Governo atua contra o desenvolvimento ambiental e social
Participei da audiência pública de iniciativa da Comissão de Meio Ambiente da Assembleia Legislativa em Itaúnas, Conceição da Barra, no norte do Estado, para tratar do projeto de concessão dos parques estaduais capixabas. De iniciativa do Banco Nacional de Desenvolvimento Econômico e Social (BNDES) e estabelecido em 2020, a proposta tem como objetivo “aprimorar a qualidade dos serviços prestados e melhorar a experiência dos visitantes nos parques estaduais”. Poderia ser um alento para as Unidades de Conservação (UCs) do nosso Estado, que pouca atenção tem tido por parte das instituições responsáveis, mas o Governo Casagrande está na contramão do desenvolvimento ambiental e social.
Os parques estaduais estão abandonados e carecem de investimentos em pessoal técnico especializado, regularização fundiária, fiscalização, planejamento e infraestrutura adequada para atender aos seus objetivos. Vale dizer que, de acordo com o Sistema Nacional de Unidades de Conservação (Snuc), o objetivo primordial dos parques é “a preservação de ecossistemas naturais de grande relevância ecológica e beleza cênica, e possibilita a realização de pesquisas científicas e o desenvolvimento de atividades de educação e interpretação ambiental, de recreação em contato com a natureza e de turismo ecológico.”

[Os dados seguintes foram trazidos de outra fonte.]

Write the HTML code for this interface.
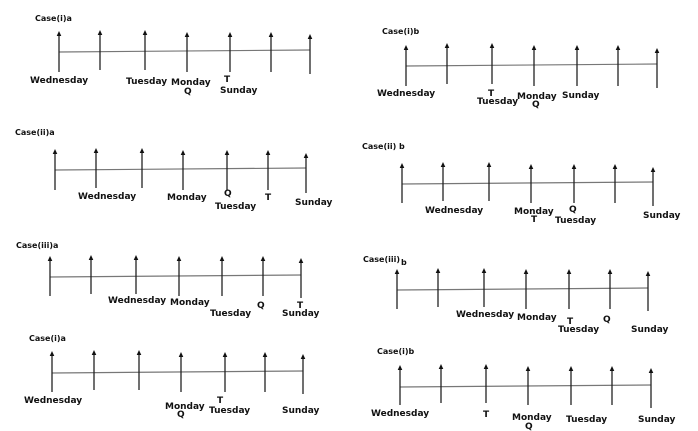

Portanto, o turismo ecológico como instrumento de conscientização ambiental é uma atividade importante a ser desenvolvida nos parques e que merece a devida estrutura para atendimento aos visitantes. Porém, o Programa Estadual de Desenvolvimento Sustentável das Unidades de Conservação (Peduc) do governo do Estado parece não ser condizente com esses objetivos.
Me surpreende que toda informação que a população capixaba tem a respeito foi apresentada de forma superficial pela imprensa. É preciso enfatizar a falta de transparência na condução do processo. Acreditei que a audiência pública iria iniciar com a apresentação dos avanços do programa pelos representantes do poder público presentes na reunião, mas isso não aconteceu. Chama a atenção o alto custo pago à multinacional Ernest & Young, cujo processo licitatório requerido por lei, não contemplou as diversas empresas de consultoria ambiental do Estado.
Estas empresas, com o devido conhecimento da realidade local, certamente teriam uma proposta mais responsável, respeitando as características ecológicas e culturais dos parques estaduais. Além disso, este processo vem sendo conduzido de forma arcaica, sem a participação dos atores interessados, enquanto poderia ter sido um processo de construção coletiva, mais coerente com os tempos atuais.
Outra questão a ser enfatizada é a não consideração dos planos de manejo, nos quais constam os locais destinados ao uso público e a intensidade de uso a ser implementada nas unidades de conservação. Estudos de capacidade de carga, que são utilizados para evitar impactos nas áreas que se quer conservar, não têm sido mencionados, mas o incremento irresponsável da quantidade de turistas, sim.
Esse é um projeto com fortes características de empreendedorismo e, nesta área, projetos inovadores têm adotado as práticas ESG, sigla que traduzidas para o português inclui o ambiental, o social e a governança corporativa. Essa última trata de transparência e responsabilidade, e vem acompanhada do termo em inglês “compliance”, que tem a ver com a conformidade e cumprimento das regras e normas estabelecidas.
Mais um aspecto muito importante a ser considerado é o contexto das unidades de conservação do Espírito Santo. Estamos falando de áreas muito limitadas em seus territórios, são distantes umas das outras, e carecem de conectividade entre elas para garantir a conservação a longo prazo. Os seis parques estaduais, que são foco deste projeto, juntos somam apenas 8 mil hectares do território estadual, e já contam com forte pressão antrópica do entorno que limitam seus objetivos de conservação.
Em plena década da restauração ambiental, o governo do Estado querer promover o uso intensivo dentro das poucas áreas destinadas à conservação, mostra que está na contramão do atual contexto de emergência climática e das metas globais de proteção e conservação ambiental. Os parques estaduais precisam sim, de muitos investimentos, mas esse não é o desenvolvimento que queremos.
Maria da Penha Padovan é bióloga e atuou como chefe do Departamento de Unidades de Conservação da Seama e como gerente do Parque Estadual de Itaúnas.